這股風氣甚至還刮進了宮廷,嵯峨天皇如果不接觸空海,他不會去研究書法,他可算是這種追隨者之一。天皇受僧人的影響,親自參與書法學習和創作,上行下效,當然會給臣民們以巨大刺激,它的影響恐怕不會僅僅限於當時而已,後代天皇多擅書,就是這種風氣的繼續。結果當然很明顯,空海、嵯峨天皇等人的努力,使王羲之、顏真卿書風在日本迅速地傳佈開來。平安朝出現了那麼多的優秀書家和作品,確實可謂繁榮昌盛。

鎌倉時代出現了幕府,武士們成為政治舞臺上的主要人物。而平安末期已經蛻變墮落的舊佛教,只能作為貴族生活沈滯黯淡的寫照,無法吸引新興的武士們了。他們迫切地尋找能與自己息息相通的新體系,這種體系既不能打破長期形成的佛教至上的民族精神,又不能是舊宗教的翻版,他們又從中國請來了禪宗。這一次擔任媒介的是僧人榮西、道元和蘭溪道隆。
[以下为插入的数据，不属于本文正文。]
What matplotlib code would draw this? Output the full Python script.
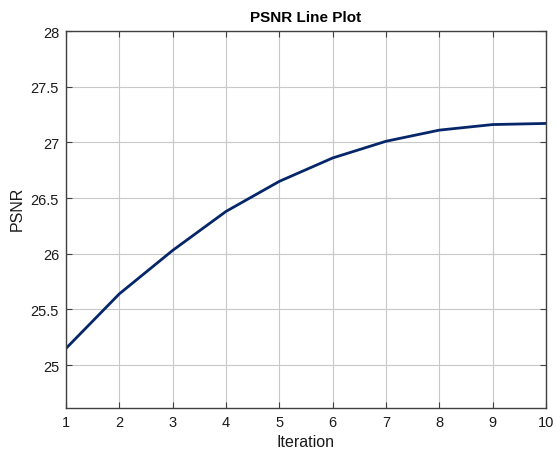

武士之與禪宗,也的確有很多共同之處。當時日本的舊佛徒只知貪慾作樂、墮落沉淪,禪僧們卻專以即性成佛作為準則,而且在教義中充滿了機鋒迅銳的精神,與舊教中經院式的煩瑣義學相比,是截然不同的兩種宗旨。這種樸素銳利的特點,與鎌倉武士們重義氣、重節操的風氣是一脈相承的。在當時,不但一般武士以信仰禪宗為榮,就是最高執政如北條時賴、北條長時等人,也都虔誠地拜倒在達摩腳下,修行剃度。
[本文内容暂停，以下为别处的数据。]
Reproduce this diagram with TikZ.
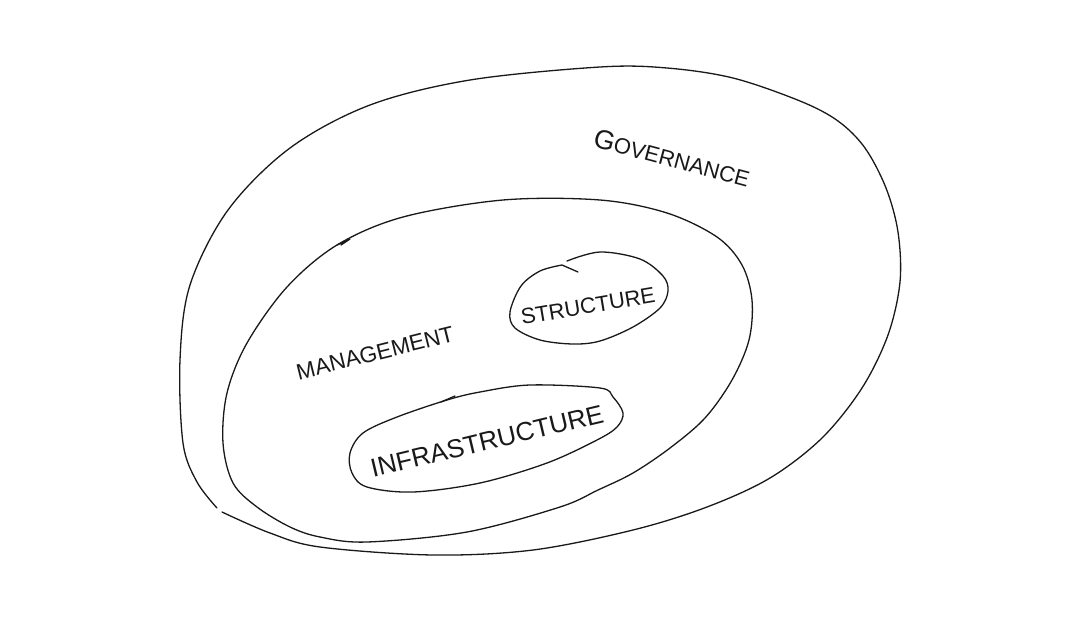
\documentclass[tikz,border=0pt]{standalone}
\usepackage{fontspec}
\setmainfont{Liberation Sans}
\begin{document}
\begin{tikzpicture}[x=1pt,y=-1pt,
  pen/.style={line width=1.3pt, line cap=round, line join=round, black!90},
  lbl/.style={inner sep=0pt, text=black!90}]
\useasboundingbox[fill=white] (0,0) rectangle (1080,627);
% outer: governance
\draw[pen] plot[smooth, tension=0.55] coordinates {
 (222,512) (270,533) (320,547) (433,555) (533,550) (633,530) (707,507)
 (770,478) (822,438) (862,388) (888,335) (900,282) (898,232) (886,188)
 (865,148) (838,121) (800,101) (733,78) (667,68) (600,67) (470,80)
 (370,105) (290,148) (228,210) (190,285) (180,360) (183,443) (197,482)
 (217,508)};
% management
\draw[pen] plot[smooth cycle, tension=0.55] coordinates {
 (403,217) (503,200) (600,200) (667,213) (717,237) (742,265) (752,300)
 (749,340) (732,380) (705,418) (670,448) (633,473) (598,490) (560,507)
 (467,532) (367,542) (320,537) (290,527) (257,507) (233,483) (223,443)
 (227,393) (247,343) (287,287) (337,245)};
\draw[pen] (337,245) -- (350,239) -- (341,245);
% structure
\draw[pen] plot[smooth, tension=0.55] coordinates {
 (567,261) (600,252) (640,259) (663,276) (668,291) (660,308) (633,327)
 (600,341) (573,344) (540,340) (515,328) (510,312) (521,286) (540,271)
 (562,265)} -- (578,272);
% infrastructure
\draw[pen] plot[smooth cycle, tension=0.55] coordinates {
 (530,385) (600,388) (613,397) (623,413) (617,427) (597,440) (547,463)
 (480,483) (413,492) (367,487) (352,473) (350,453) (363,433) (397,417)
 (447,400) (480,392)};
\draw[pen] (441,402) -- (455,396);
% labels
\node[lbl, rotate=-15, font=\fontsize{22}{22}\selectfont] (gov) at (672,158)
  {{\fontsize{27}{27}\selectfont G}OVERNANCE};
\node[lbl, rotate=14, font=\fontsize{22.5}{22.5}\selectfont] (man) at (375,353) {MANAGEMENT};
\node[lbl, rotate=9.5, font=\fontsize{22}{22}\selectfont] (str) at (588,306) {STRUCTURE};
\node[lbl, rotate=13.4, font=\fontsize{26}{26}\selectfont] (inf) at (487,441) {INFRASTRUCTURE};
\end{tikzpicture}
\end{document}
幕府的最高人物成為禪宗的信奉者,使禪宗取得了睥睨一切的優越地位。而作為媒介的榮西等人在帶來新宗教的同時,也把宋代號稱「禪書」的黃山谷、蘇東坡、張即之等人的書法風格帶了進來。他們取得至尊地位以後,便開始推行名正言順的禪宗書風。於是,禪宗取代了頹靡的密教;而宋代書家的強烈風格也取代了晉唐溫文爾雅的面貌。結果也是很明顯的,禪宗書法的脫穎而出,造就了一大批新的書家,這些書家大多是僧人,如榮西、祖元、夢窗疏石、虎關師銖、宗峰妙超等等,夢窗疏石曾為「七朝國師」,具有極高的政治地位,宗峰妙超則創立了「大德寺派」,被後世評為「留下了第一流作品的禪僧」,成為這一時期宗教書法的主要代表人物。書法史上忽然出現了這樣一群和尚書家,立刻帶來了嶄新的氣象,最終則是形成了禪僧書法這一特定的概念,在日本,這一部分作品用一個特殊的詞來表示——「墨跡」。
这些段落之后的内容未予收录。